*WHAT THIS TASK INVOLVES*.
What number of lines contain the word "matplotlib"? Reply with the number and nothing else.

*RECORDS PROVIDED*.
***

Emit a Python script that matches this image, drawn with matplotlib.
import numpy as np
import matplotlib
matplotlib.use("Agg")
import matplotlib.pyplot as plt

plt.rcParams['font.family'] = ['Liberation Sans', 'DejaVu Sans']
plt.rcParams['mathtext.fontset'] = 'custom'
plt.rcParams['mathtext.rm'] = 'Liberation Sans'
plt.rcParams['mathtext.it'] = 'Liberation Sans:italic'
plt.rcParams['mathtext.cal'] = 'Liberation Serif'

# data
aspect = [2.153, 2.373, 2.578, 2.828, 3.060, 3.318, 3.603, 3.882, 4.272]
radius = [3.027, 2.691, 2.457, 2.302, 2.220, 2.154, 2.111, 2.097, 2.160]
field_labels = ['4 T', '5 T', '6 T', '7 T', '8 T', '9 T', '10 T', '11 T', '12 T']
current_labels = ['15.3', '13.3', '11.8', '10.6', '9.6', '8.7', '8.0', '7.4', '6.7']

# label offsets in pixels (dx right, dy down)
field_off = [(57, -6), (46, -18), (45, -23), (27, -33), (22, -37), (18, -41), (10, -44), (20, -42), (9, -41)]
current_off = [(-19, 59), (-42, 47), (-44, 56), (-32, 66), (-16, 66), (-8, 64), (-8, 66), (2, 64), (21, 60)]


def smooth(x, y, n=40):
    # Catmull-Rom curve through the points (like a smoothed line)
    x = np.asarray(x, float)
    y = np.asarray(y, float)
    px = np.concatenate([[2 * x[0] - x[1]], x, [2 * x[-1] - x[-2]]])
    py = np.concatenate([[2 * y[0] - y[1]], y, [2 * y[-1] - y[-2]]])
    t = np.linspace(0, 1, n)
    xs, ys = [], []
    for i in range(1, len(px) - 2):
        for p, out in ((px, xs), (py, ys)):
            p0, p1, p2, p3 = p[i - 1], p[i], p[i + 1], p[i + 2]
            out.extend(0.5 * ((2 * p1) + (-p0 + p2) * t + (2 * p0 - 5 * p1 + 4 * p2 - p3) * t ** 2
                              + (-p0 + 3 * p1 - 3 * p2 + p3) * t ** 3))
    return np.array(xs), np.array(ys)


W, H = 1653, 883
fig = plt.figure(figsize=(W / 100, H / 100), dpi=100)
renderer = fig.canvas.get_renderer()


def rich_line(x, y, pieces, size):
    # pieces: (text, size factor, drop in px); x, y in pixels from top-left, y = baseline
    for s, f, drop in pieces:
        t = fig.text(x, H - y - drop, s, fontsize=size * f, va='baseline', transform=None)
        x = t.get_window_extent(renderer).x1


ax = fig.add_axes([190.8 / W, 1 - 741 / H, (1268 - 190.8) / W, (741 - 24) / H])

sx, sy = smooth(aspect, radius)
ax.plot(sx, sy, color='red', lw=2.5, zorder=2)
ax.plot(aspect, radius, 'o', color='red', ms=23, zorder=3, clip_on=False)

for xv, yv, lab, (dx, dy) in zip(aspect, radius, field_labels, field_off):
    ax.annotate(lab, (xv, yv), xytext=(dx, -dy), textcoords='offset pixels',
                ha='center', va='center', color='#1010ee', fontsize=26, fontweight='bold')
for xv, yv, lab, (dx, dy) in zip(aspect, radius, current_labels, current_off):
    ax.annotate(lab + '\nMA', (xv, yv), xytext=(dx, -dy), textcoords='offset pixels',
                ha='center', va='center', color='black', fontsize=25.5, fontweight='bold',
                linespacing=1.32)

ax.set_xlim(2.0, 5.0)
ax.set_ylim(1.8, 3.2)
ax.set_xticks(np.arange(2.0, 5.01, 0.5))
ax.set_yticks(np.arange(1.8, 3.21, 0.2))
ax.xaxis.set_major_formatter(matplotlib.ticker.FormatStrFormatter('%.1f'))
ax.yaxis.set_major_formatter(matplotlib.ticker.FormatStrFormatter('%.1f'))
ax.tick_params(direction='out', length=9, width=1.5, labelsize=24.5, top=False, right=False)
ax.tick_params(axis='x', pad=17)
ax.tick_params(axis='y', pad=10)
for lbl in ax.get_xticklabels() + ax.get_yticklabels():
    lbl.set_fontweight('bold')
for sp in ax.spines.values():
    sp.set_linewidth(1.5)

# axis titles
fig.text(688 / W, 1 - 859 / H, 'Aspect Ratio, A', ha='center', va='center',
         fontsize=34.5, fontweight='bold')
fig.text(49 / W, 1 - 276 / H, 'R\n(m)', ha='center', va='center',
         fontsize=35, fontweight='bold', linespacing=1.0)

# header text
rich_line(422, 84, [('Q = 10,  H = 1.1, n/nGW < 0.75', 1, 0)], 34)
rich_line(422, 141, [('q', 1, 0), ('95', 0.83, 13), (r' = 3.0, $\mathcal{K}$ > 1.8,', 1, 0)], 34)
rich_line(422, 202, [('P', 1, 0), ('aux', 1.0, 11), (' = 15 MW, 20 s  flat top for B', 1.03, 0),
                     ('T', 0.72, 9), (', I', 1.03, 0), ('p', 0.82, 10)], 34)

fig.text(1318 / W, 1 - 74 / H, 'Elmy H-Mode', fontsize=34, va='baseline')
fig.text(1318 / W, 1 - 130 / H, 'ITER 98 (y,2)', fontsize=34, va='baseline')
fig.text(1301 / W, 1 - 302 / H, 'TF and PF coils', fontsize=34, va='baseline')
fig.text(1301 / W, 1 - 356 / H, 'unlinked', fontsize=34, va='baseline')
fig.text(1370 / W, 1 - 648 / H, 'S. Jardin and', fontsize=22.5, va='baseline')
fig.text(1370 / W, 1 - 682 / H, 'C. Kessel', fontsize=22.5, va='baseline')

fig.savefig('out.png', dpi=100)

***

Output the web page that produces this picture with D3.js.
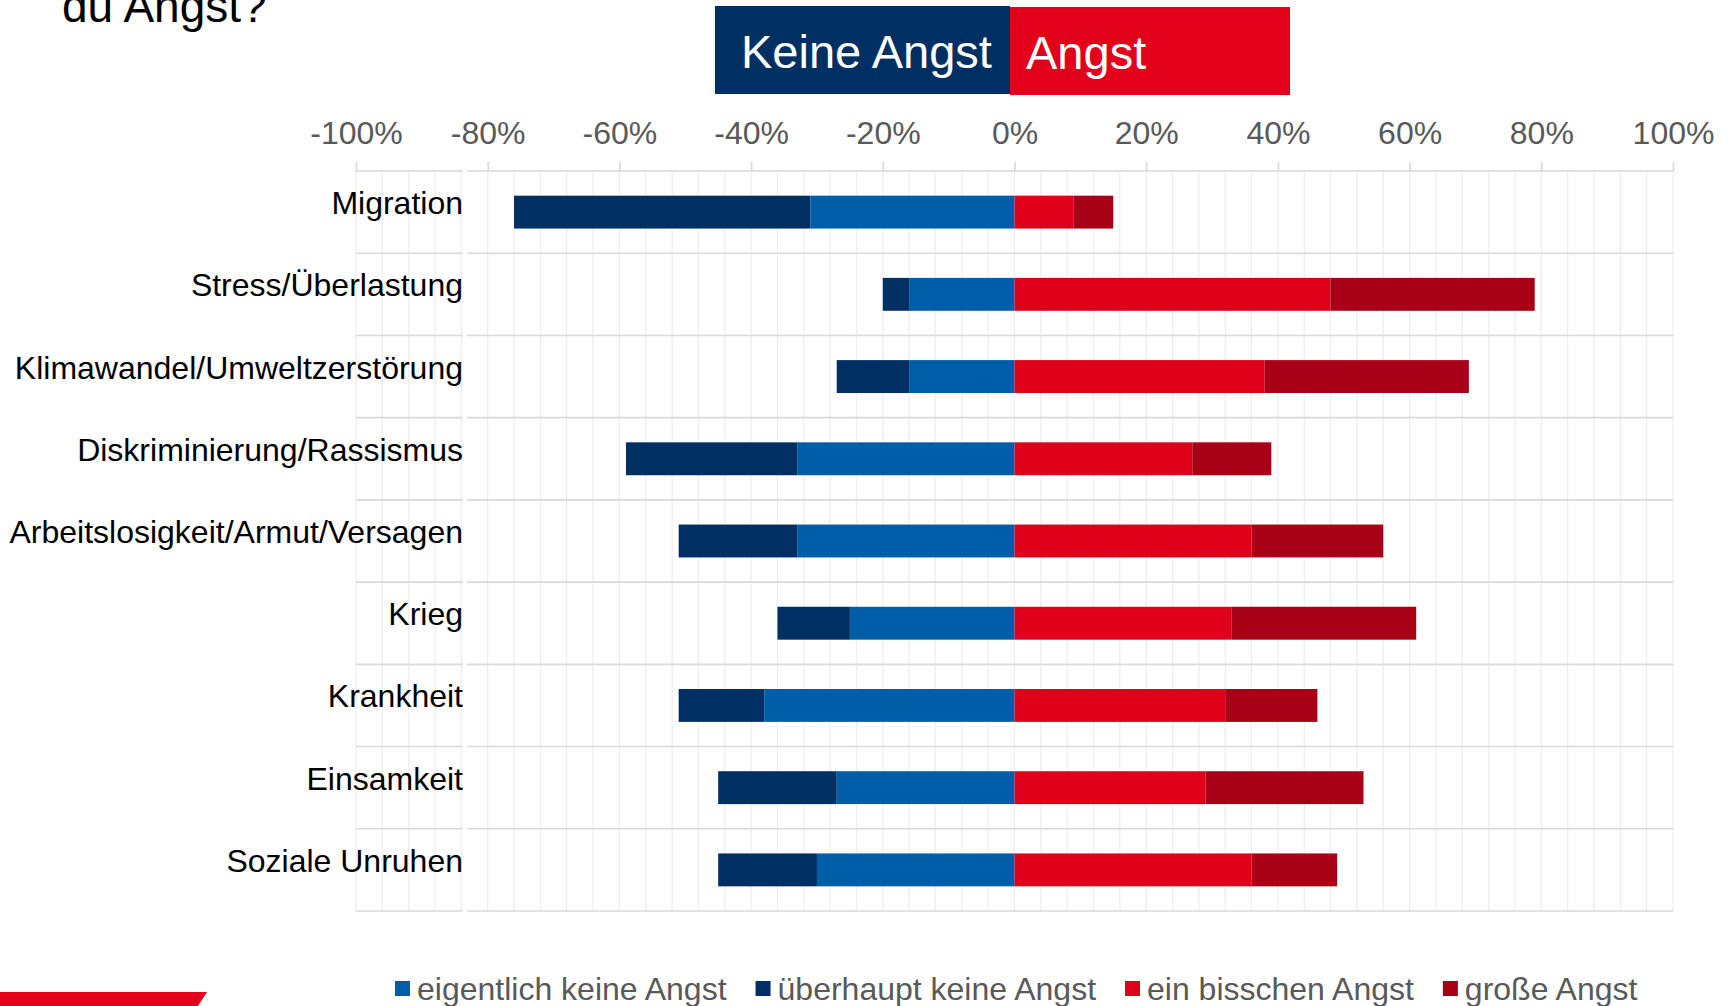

***

*RESPONSE*.
6